Thursday, July 21, 2005

Blog on Blogging

It's said that people blog on blogging when they can't think of anything else to blog about. This is not one of those, because I have a million things I want to post. This is the inverse problem: I'm blogging about blogging because blogging in truth would kill what few readers I've garnered.

This blog is about Pattern Management: Pattern Adaptation Control. Perhaps you remember my long-ago posts on the subject. I will now apply them to reality.

Pattern adaptation is part of every presentation. An audience watches the show because they want to understand, to assemble, to see how things work and interact. You can call it "learning", if you want. I'll call it pattern adaptation, because "learning" would theoretically include things like memorizing acronyms and other stuff very few people actually enjoy.

This is true whether the audience is playing a game, watching a movie, reading a blog, or listening to a presentation.

Including, for example, this blog.

A lot of blogs are really boring. Just painfully dull. Why is this?

Some could say it's because of the subjects they cover. But I've seen interesting blogs on blue-collar jobs and boring blogs on space and technology. And, of course, visa-versa. It's obviously not the subject, although I'm sure subject has an effect.

Is it the writing style? It's true there is a minimum level of coherence you need to stick to. if u rite lik this, im not gonna read u. Ever.

But it's not really the level of the writing. I've seen well-written blogs which are boring, and moderately written blogs which were tremendously interesting. Again, quality of writing is a factor, but not the primary one.

No, the biggest factor is the PATTERN you're revealing. It's a delicate balance, but the blogs which I find most interesting keep a clear focus: every post expands a pattern, whether by building up their own or by interacting with other patterns.

Example: Game Girl Advance (whose name is wholly misleading, given I've only seen one post out of twenty that's posted by a girl) is a very good blog. Every post is commentary about some outside subject. Your familiarity with GGA's pattern resolves the external pattern into something resembling clarity.

Example: Bad Astronomy Blog is another excellent blog.
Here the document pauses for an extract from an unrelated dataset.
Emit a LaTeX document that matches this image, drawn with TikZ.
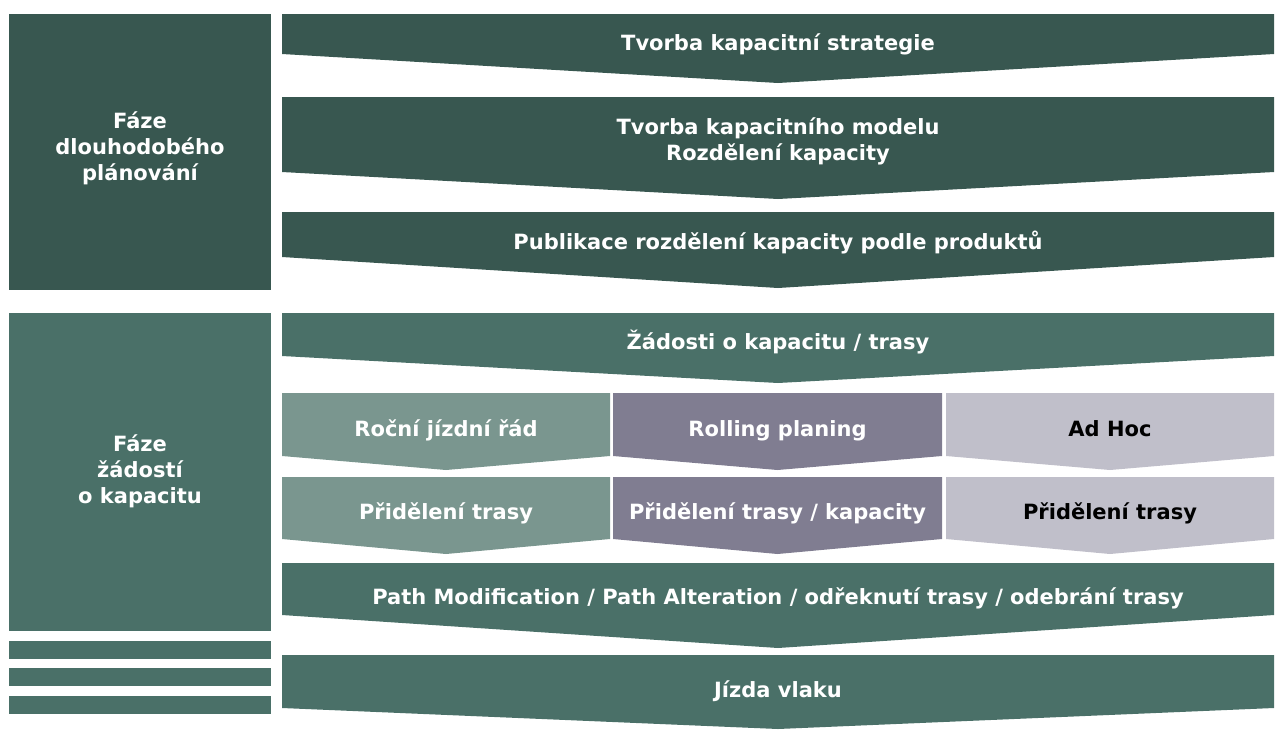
\documentclass[tikz,border=0pt]{standalone}
\usepackage{fontspec}
\setmainfont{DejaVu Sans}
\definecolor{dkgreen}{HTML}{385750}
\definecolor{mdgreen}{HTML}{4A7068}
\definecolor{ltgreen}{HTML}{7A968F}
\definecolor{purplegray}{HTML}{807D91}
\definecolor{lavender}{HTML}{C0BFCA}
\newcommand\chevshape[6]{\fill[#6] (#1,#3) -- (#2,#3) -- (#2,#4) -- ({(#1+#2)/2},#5) -- (#1,#4) -- cycle;}
\tikzset{
  lbl/.style={font=\bfseries\fontsize{21}{26}\selectfont, text=white, align=center, inner sep=0pt},
  one/.style={text height=15pt, text depth=0pt},
  lbldark/.style={lbl, text=black},
}
\begin{document}
\begin{tikzpicture}[x=1pt,y=-1pt]
\useasboundingbox (0,0) rectangle (1275,729);
% left boxes
\fill[dkgreen] (9,14) rectangle (271,290);
\fill[mdgreen] (9,313) rectangle (271,631);
\fill[mdgreen] (9,641) rectangle (271,659);
\fill[mdgreen] (9,668) rectangle (271,686);
\fill[mdgreen] (9,696) rectangle (271,714);
\node[lbl] (phase1) at (140,148) {Fáze\\dlouhodobého\\plánování};
\node[lbl] (phase2) at (140,471) {Fáze\\žádostí\\o kapacitu};
% top section chevrons
\chevshape{282}{1274}{14}{54}{83}{dkgreen}
\node[lbl,one] (a1) at (778,43) {Tvorba kapacitní strategie};
\chevshape{282}{1274}{97}{172}{199}{dkgreen}
\node[lbl] (a2) at (778,141) {Tvorba kapacitního modelu\\Rozdělení kapacity};
\chevshape{282}{1274}{212}{257}{288}{dkgreen}
\node[lbl,one] (a3) at (778,242) {Publikace rozdělení kapacity podle produktů};
% lower section
\chevshape{282}{1274}{313}{356}{383}{mdgreen}
\node[lbl,one] (a4) at (778,342) {Žádosti o kapacitu / trasy};
\chevshape{282}{610}{393}{456}{470}{ltgreen}
\node[lbl,one] (b1) at (446,429) {Roční jízdní řád};
\chevshape{613}{942}{393}{456}{470}{purplegray}
\node[lbl,one] (b2) at (777.5,429) {Rolling planing};
\chevshape{946}{1274}{393}{456}{470}{lavender}
\node[lbldark,one] (b3) at (1110,429) {Ad Hoc};
\chevshape{282}{610}{477}{539}{554}{ltgreen}
\node[lbl,one] (c1) at (446,512) {Přidělení trasy};
\chevshape{613}{942}{477}{539}{554}{purplegray}
\node[lbl,one] (c2) at (777.5,512) {Přidělení trasy / kapacity};
\chevshape{946}{1274}{477}{539}{554}{lavender}
\node[lbldark,one] (c3) at (1110,512) {Přidělení trasy};
\chevshape{282}{1274}{563}{615}{648}{mdgreen}
\node[lbl,one] (a5) at (778,597) {Path Modification / Path Alteration / odřeknutí trasy / odebrání trasy};
\chevshape{282}{1274}{655}{708}{729}{mdgreen}
\node[lbl,one] (a6) at (778,690) {Jízda vlaku};
\end{tikzpicture}
\end{document}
Like GGA, each post relates to some external subject. His very clear position and sharp focus on astonomy makes the resolution that much cleaner: the patterns he discusses are set into sharp contrast at high grain.

Bad Examples: Adblog, Newsblog, and Personal blog. Each of these is bad for the same reason, although expressed in different ways.

All three of them do not clarify patterns with every post. They do no pattern management. There is no way that the audience can adapt, because there is no adapting to be done. In the adblog, it's just meaningless chatter. In the newsblog, useful information is provided, but there's no resolution. No interaction. It's just news.

The personal blog is similar. Some personal blogs are interesting - like the Accordian Guy. But not the one listed above. Why? What's the difference?

One is focused inward, one is focused outward. The self-centered blog can only enhance one pattern: the writer. I don't care how incredibly interesting you think you are, you're limited. Once you've explained your pattern, there's nothing left. Continued reading would be worthless. Worse, I probably already know your pattern, so two paragraphs in, I'll have already dismissed you.

The exocentric blog focuses on events and situations outside of yourself. They may be events you were involved in, but your focus is on exploring the patterns inherent in those events, not your own pattern. There is no limit to this: the world is a big place with infinite recombinations. Even after we get a clear impression about who you are, you're still helping us explore other patterns. You keep our interest.

That means I shouldn't explain to you that I slammed a handcart into the back of my left foot, and now have a bruise the size of an egg crammed into my shoe. Because all that does is highlight my whiny-bitch personality, and the patterns involved are so boring and mundane that no audience will remain interested.

I could use the bruise as a springboard into something else, I suppose, but I would think people might still think it was a low-class feint. It's probably not a very good idea to start off with something boring: you should start with something interesting.

Now, I'm not saying I'll never discuss myself... but in every post from here out, I will always try to highlight something which is not me. To interact with another pattern. In this way, even once the depths of my stunningly complex and devilishly intriguing personality have been explored, I might have a chance of retaining people's interest.

That's the key: keep the learning going. Keep highlighting new patterns. And keep it up at a decent but not overwhelming clip.